| Task requirements |
Would you repeat the listing exactly but omit every picture?

| Stored data |
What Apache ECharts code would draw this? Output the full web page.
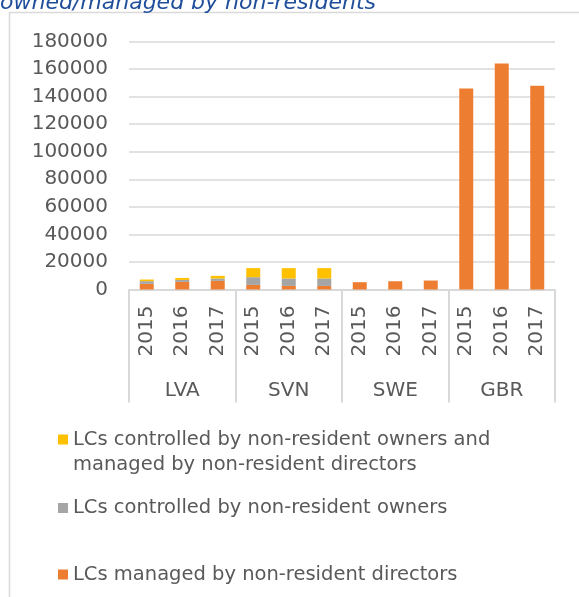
<!DOCTYPE html>
<html>
<head>
<meta charset="utf-8">
<script src="https://cdn.jsdelivr.net/npm/echarts@6/dist/echarts.min.js"></script>
<style>
  html, body { margin: 0; padding: 0; background: #fff; }
  #chart { width: 579px; height: 597px; }
</style>
</head>
<body>
<div id="chart"></div>
<script>
const countries = ['LVA', 'SVN', 'SWE', 'GBR']
const years = ['2015', '2016', '2017']
// one entry per country/year, in the order LVA 2015..2017, SVN ..., SWE ..., GBR ...
const managedByDirectors = [4100, 5500, 6250, 3350, 2600, 2600, 5300, 6000, 6500, 145900, 164100, 147800]
const controlledByOwners = [1950, 1450, 1750, 5600, 5400, 5400, 0, 0, 0, 0, 0, 0]
const controlledAndManaged = [1200, 1450, 1900, 6550, 7500, 7500, 0, 0, 0, 0, 0, 0]
const yTicks = { min: 0, max: 180000, interval: 20000 }

const nameBoth = 'LCs controlled by non-resident owners and managed by non-resident directors'
const nameOwners = 'LCs controlled by non-resident owners'
const nameDirectors = 'LCs managed by non-resident directors'

const categories = []
countries.forEach(c => years.forEach(y => categories.push(c + ' ' + y)))

const font = 'DejaVu Sans'
const textGrey = '#595959'
const lineGrey = '#d9d9d9'

const chart = echarts.init(document.getElementById('chart'))

const legendBase = {
  left: 58,
  orient: 'vertical',
  padding: 0,
  itemWidth: 10,
  itemHeight: 10,
  itemGap: 0,
  icon: 'rect',
  selectedMode: false,
  textStyle: { color: textGrey, fontFamily: font, fontSize: 19.5, lineHeight: 25 }
}

const option = {
  animation: false,
  graphic: [
    {
      type: 'rect',
      shape: { x: 9.5, y: 12.5, width: 700, height: 700 },
      style: { fill: 'none', stroke: lineGrey, lineWidth: 1.5 },
      silent: true
    },
    {
      type: 'text',
      x: 0,
      y: 14,
      style: {
        text: 'owned/managed by non-residents',
        font: 'italic 22px "DejaVu Sans"',
        fill: '#1F4E9A',
        verticalAlign: 'bottom'
      },
      silent: true
    }
  ],
  legend: [
    // empty first line keeps the marker level with the first text line
    Object.assign({}, legendBase, {
      top: 402,
      data: [nameBoth],
      formatter: () => '\nLCs controlled by non-resident owners and\nmanaged by non-resident directors'
    }),
    Object.assign({}, legendBase, { top: 495.5, data: [nameOwners] }),
    Object.assign({}, legendBase, { top: 562, data: [nameDirectors] })
  ],
  grid: {
    left: 129,
    right: 24,
    top: 41.5,
    bottom: 307.5
  },
  xAxis: [
    {
      type: 'category',
      data: categories,
      position: 'bottom',
      axisLine: { lineStyle: { color: lineGrey, width: 2 } },
      axisTick: { show: false },
      axisLabel: {
        interval: 0,
        rotate: 90,
        margin: 16,
        color: textGrey,
        fontFamily: font,
        fontSize: 20,
        formatter: v => v.slice(-4)
      }
    },
    {
      type: 'category',
      data: countries,
      position: 'bottom',
      axisLine: { show: false },
      axisTick: {
        show: true,
        interval: 0,
        length: 113,
        lineStyle: { color: lineGrey, width: 2 }
      },
      axisLabel: {
        interval: 0,
        margin: 91,
        color: textGrey,
        fontFamily: font,
        fontSize: 20
      }
    }
  ],
  yAxis: {
    type: 'value',
    min: yTicks.min,
    max: yTicks.max,
    interval: yTicks.interval,
    axisLine: { show: false },
    axisTick: { show: false },
    splitLine: { lineStyle: { color: lineGrey, width: 1.5 } },
    axisLabel: {
      margin: 21,
      color: textGrey,
      fontFamily: font,
      fontSize: 20,
      formatter: v => String(v)
    }
  },
  series: [
    {
      name: nameDirectors,
      type: 'bar',
      stack: 'lc',
      barWidth: 14,
      itemStyle: { color: '#ED7D31' },
      data: managedByDirectors
    },
    {
      name: nameOwners,
      type: 'bar',
      stack: 'lc',
      barWidth: 14,
      itemStyle: { color: '#A5A5A5' },
      data: controlledByOwners
    },
    {
      name: nameBoth,
      type: 'bar',
      stack: 'lc',
      barWidth: 14,
      itemStyle: { color: '#FFC000' },
      data: controlledAndManaged
    }
  ]
}

chart.setOption(option)
</script>
</body>
</html>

| Correct result |
What Apache ECharts code would draw this? Output the full web page.
<!DOCTYPE html>
<html>
<head>
<meta charset="utf-8">
<script src="https://cdn.jsdelivr.net/npm/echarts@6/dist/echarts.min.js"></script>
<style>
  html, body { margin: 0; padding: 0; background: #fff; }
  #chart { width: 579px; height: 597px; }
</style>
</head>
<body>
<div id="chart"></div>
<script>
const countries = ['LVA', 'SVN', 'SWE', 'GBR']
const years = ['2015', '2016', '2017']
// one entry per country/year, in the order LVA 2015..2017, SVN ..., SWE ..., GBR ...
const managedByDirectors = [4100, 5500, 6250, 3350, 2600, 2600, 5300, 6000, 6500, 145900, 164100, 147800]
const controlledByOwners = [1950, 1450, 1750, 5600, 5400, 5400, 0, 0, 0, 0, 0, 0]
const controlledAndManaged = [1200, 1450, 1900, 6550, 7500, 7500, 0, 0, 0, 0, 0, 0]
const yTicks = { min: 0, max: 180000, interval: 20000 }

const nameBoth = 'LCs controlled by non-resident owners and managed by non-resident directors'
const nameOwners = 'LCs controlled by non-resident owners'
const nameDirectors = 'LCs managed by non-resident directors'

const categories = []
countries.forEach(c => years.forEach(y => categories.push(c + ' ' + y)))

const font = 'DejaVu Sans'
const textGrey = '#595959'
const lineGrey = '#d9d9d9'

const chart = echarts.init(document.getElementById('chart'))

const legendBase = {
  left: 58,
  orient: 'vertical',
  padding: 0,
  itemWidth: 10,
  itemHeight: 10,
  itemGap: 0,
  icon: 'rect',
  selectedMode: false,
  textStyle: { color: textGrey, fontFamily: font, fontSize: 19.5, lineHeight: 25 }
}

const option = {
  animation: false,
  graphic: [
    {
      type: 'rect',
      shape: { x: 9.5, y: 12.5, width: 700, height: 700 },
      style: { fill: 'none', stroke: lineGrey, lineWidth: 1.5 },
      silent: true
    },
    {
      type: 'text',
      x: 0,
      y: 14,
      style: {
        text: 'owned/managed by non-residents',
        font: 'italic 22px "DejaVu Sans"',
        fill: '#1F4E9A',
        verticalAlign: 'bottom'
      },
      silent: true
    }
  ],
  legend: [
    // empty first line keeps the marker level with the first text line
    Object.assign({}, legendBase, {
      top: 402,
      data: [nameBoth],
      formatter: () => '\nLCs controlled by non-resident owners and\nmanaged by non-resident directors'
    }),
    Object.assign({}, legendBase, { top: 495.5, data: [nameOwners] }),
    Object.assign({}, legendBase, { top: 562, data: [nameDirectors] })
  ],
  grid: {
    left: 129,
    right: 24,
    top: 41.5,
    bottom: 307.5
  },
  xAxis: [
    {
      type: 'category',
      data: categories,
      position: 'bottom',
      axisLine: { lineStyle: { color: lineGrey, width: 2 } },
      axisTick: { show: false },
      axisLabel: {
        interval: 0,
        rotate: 90,
        margin: 16,
        color: textGrey,
        fontFamily: font,
        fontSize: 20,
        formatter: v => v.slice(-4)
      }
    },
    {
      type: 'category',
      data: countries,
      position: 'bottom',
      axisLine: { show: false },
      axisTick: {
        show: true,
        interval: 0,
        length: 113,
        lineStyle: { color: lineGrey, width: 2 }
      },
      axisLabel: {
        interval: 0,
        margin: 91,
        color: textGrey,
        fontFamily: font,
        fontSize: 20
      }
    }
  ],
  yAxis: {
    type: 'value',
    min: yTicks.min,
    max: yTicks.max,
    interval: yTicks.interval,
    axisLine: { show: false },
    axisTick: { show: false },
    splitLine: { lineStyle: { color: lineGrey, width: 1.5 } },
    axisLabel: {
      margin: 21,
      color: textGrey,
      fontFamily: font,
      fontSize: 20,
      formatter: v => String(v)
    }
  },
  series: [
    {
      name: nameDirectors,
      type: 'bar',
      stack: 'lc',
      barWidth: 14,
      itemStyle: { color: '#ED7D31' },
      data: managedByDirectors
    },
    {
      name: nameOwners,
      type: 'bar',
      stack: 'lc',
      barWidth: 14,
      itemStyle: { color: '#A5A5A5' },
      data: controlledByOwners
    },
    {
      name: nameBoth,
      type: 'bar',
      stack: 'lc',
      barWidth: 14,
      itemStyle: { color: '#FFC000' },
      data: controlledAndManaged
    }
  ]
}

chart.setOption(option)
</script>
</body>
</html>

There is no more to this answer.